AVAILABLE DATA:
━━━━━━━━━━━━━━━━━━━━━━━━━━━━━━

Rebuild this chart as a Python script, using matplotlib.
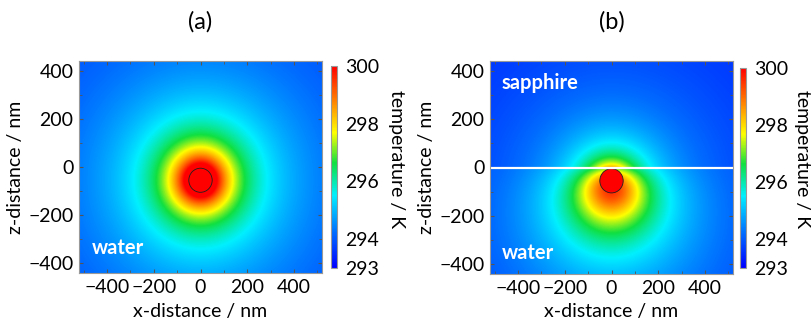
import numpy as np
import matplotlib.pyplot as plt
from matplotlib.patches import Circle
from matplotlib.colors import LinearSegmentedColormap

plt.rcParams['font.family'] = ['Lato', 'DejaVu Sans']

# plot window (nm)
x_lim = [-520, 520]
z_lim = [-440, 440]
ticks_major = [-400, -200, 0, 200, 400]

# colour scale (K)
T_min, T_max = 293, 300
cbar_ticks = [293, 294, 296, 298, 300]

# particle
np_radius = 50        # nm
np_center = (0, -55)  # nm (x, z)

# temperature model parameters, estimated from the isotherm colours
T_amb = 293.0         # K, far field
src_a = 750           # K*nm, source in pure water (a)
soft_a = 80           # nm, smoothing length of the source (a)
src_b = 1850          # K*nm, source in water next to sapphire (b)
soft_b = 140          # nm, smoothing length of the source (b)
g_mirror = 0.68       # weight of the mirror source (sapphire conducts better)
sap_src = 490         # K*nm, source strength seen from the sapphire side
sap_depth = 90        # nm, apparent source depth below the interface

panel_titles = ['(a)', '(b)']

# rainbow map: blue -> cyan -> green -> yellow -> orange -> red
cmap_pos = [0.0, 0.18, 0.36, 0.52, 0.67, 0.83, 1.0]
cmap_col = ['#0000ff', '#0070ff', '#00f0ff', '#10e040', '#ffff00', '#ff8000', '#ff0000']
cmap = LinearSegmentedColormap.from_list('rainbow_cut', list(zip(cmap_pos, cmap_col)))

xx, zz = np.meshgrid(np.linspace(x_lim[0], x_lim[1], 700),
                     np.linspace(z_lim[0], z_lim[1], 600))
x0, z0 = np_center
r2 = (xx - x0)**2 + (zz - z0)**2
r2_img = (xx - x0)**2 + (zz + z0)**2

T_a = T_amb + src_a / np.sqrt(r2 + soft_a**2)

T_b_water = T_amb + src_b * (1 / np.sqrt(r2 + soft_b**2)
                             - g_mirror / np.sqrt(r2_img + soft_b**2))
T_b_sap = T_amb + sap_src / np.sqrt(xx**2 + (zz + sap_depth)**2)
T_b = np.where(zz > 0, T_b_sap, T_b_water)

fig = plt.figure(figsize=(8.11, 3.24), dpi=100)
axA = fig.add_axes([79/811, 51/324, 243/811, 212/324])
caxA = fig.add_axes([331/811, 56/324, 6/811, 202/324])
axB = fig.add_axes([490/811, 50/324, 243/811, 213/324])
caxB = fig.add_axes([740/811, 56/324, 6/811, 200/324])

for ax, cax, T, title, cb_x in [(axA, caxA, T_a, panel_titles[0], 396/811),
                                (axB, caxB, T_b, panel_titles[1], 803/811)]:
    im = ax.imshow(T, extent=[x_lim[0], x_lim[1], z_lim[0], z_lim[1]],
                   origin='lower', cmap=cmap, vmin=T_min, vmax=T_max,
                   aspect='auto', interpolation='bilinear')
    ax.add_patch(Circle(np_center, np_radius, facecolor='#ff0000',
                        edgecolor='#202020', linewidth=0.6))
    ax.set_xlim(x_lim)
    ax.set_ylim(z_lim)
    ax.set_xticks(ticks_major)
    ax.set_yticks(ticks_major)
    ax.set_xticks(np.arange(-500, 501, 100), minor=True)
    ax.set_yticks(np.arange(-400, 401, 100), minor=True)
    ax.tick_params(which='both', direction='in', top=True, right=True,
                   color='#555555', labelsize=14, pad=4)
    ax.tick_params(which='major', length=3)
    ax.tick_params(which='minor', length=2)
    for s in ax.spines.values():
        s.set_color('#999999')
        s.set_linewidth(0.8)
    ax.set_xlabel('x-distance / nm', fontsize=14, labelpad=5)
    ax.set_ylabel('z-distance / nm', fontsize=14, labelpad=3)
    ax.set_title(title, fontsize=17, pad=23)

    cb = fig.colorbar(im, cax=cax, ticks=cbar_ticks)
    cb.outline.set_edgecolor('#999999')
    cb.outline.set_linewidth(0.8)
    cax.tick_params(length=0, labelsize=14, pad=6)
    fig.text(cb_x, 165/324, 'temperature / K', rotation=270, fontsize=14,
             ha='center', va='center')

axA.text(-465, -335, 'water', color='white', fontsize=14.5, fontweight='bold',
         va='center')
axB.text(-470, -352, 'water', color='white', fontsize=14.5, fontweight='bold',
         va='center')
axB.text(-470, 350, 'sapphire', color='white', fontsize=14.5, fontweight='bold',
         va='center')
axB.axhline(0, color='white', linewidth=1.6)

fig.savefig('out.png', dpi=100)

━━━━━━━━━━━━━━━━━━━━━━━━━━━━━━

Your task is to reproduce exactly the lines from the start of the data above through the line containing "r2_img = (xx - x0)**2 + (zz + z0)**2", leaving every picture out.

IN RESPONSE:
Rebuild this chart as a Python script, using matplotlib.
import numpy as np
import matplotlib.pyplot as plt
from matplotlib.patches import Circle
from matplotlib.colors import LinearSegmentedColormap

plt.rcParams['font.family'] = ['Lato', 'DejaVu Sans']

# plot window (nm)
x_lim = [-520, 520]
z_lim = [-440, 440]
ticks_major = [-400, -200, 0, 200, 400]

# colour scale (K)
T_min, T_max = 293, 300
cbar_ticks = [293, 294, 296, 298, 300]

# particle
np_radius = 50        # nm
np_center = (0, -55)  # nm (x, z)

# temperature model parameters, estimated from the isotherm colours
T_amb = 293.0         # K, far field
src_a = 750           # K*nm, source in pure water (a)
soft_a = 80           # nm, smoothing length of the source (a)
src_b = 1850          # K*nm, source in water next to sapphire (b)
soft_b = 140          # nm, smoothing length of the source (b)
g_mirror = 0.68       # weight of the mirror source (sapphire conducts better)
sap_src = 490         # K*nm, source strength seen from the sapphire side
sap_depth = 90        # nm, apparent source depth below the interface

panel_titles = ['(a)', '(b)']

# rainbow map: blue -> cyan -> green -> yellow -> orange -> red
cmap_pos = [0.0, 0.18, 0.36, 0.52, 0.67, 0.83, 1.0]
cmap_col = ['#0000ff', '#0070ff', '#00f0ff', '#10e040', '#ffff00', '#ff8000', '#ff0000']
cmap = LinearSegmentedColormap.from_list('rainbow_cut', list(zip(cmap_pos, cmap_col)))

xx, zz = np.meshgrid(np.linspace(x_lim[0], x_lim[1], 700),
                     np.linspace(z_lim[0], z_lim[1], 600))
x0, z0 = np_center
r2 = (xx - x0)**2 + (zz - z0)**2
r2_img = (xx - x0)**2 + (zz + z0)**2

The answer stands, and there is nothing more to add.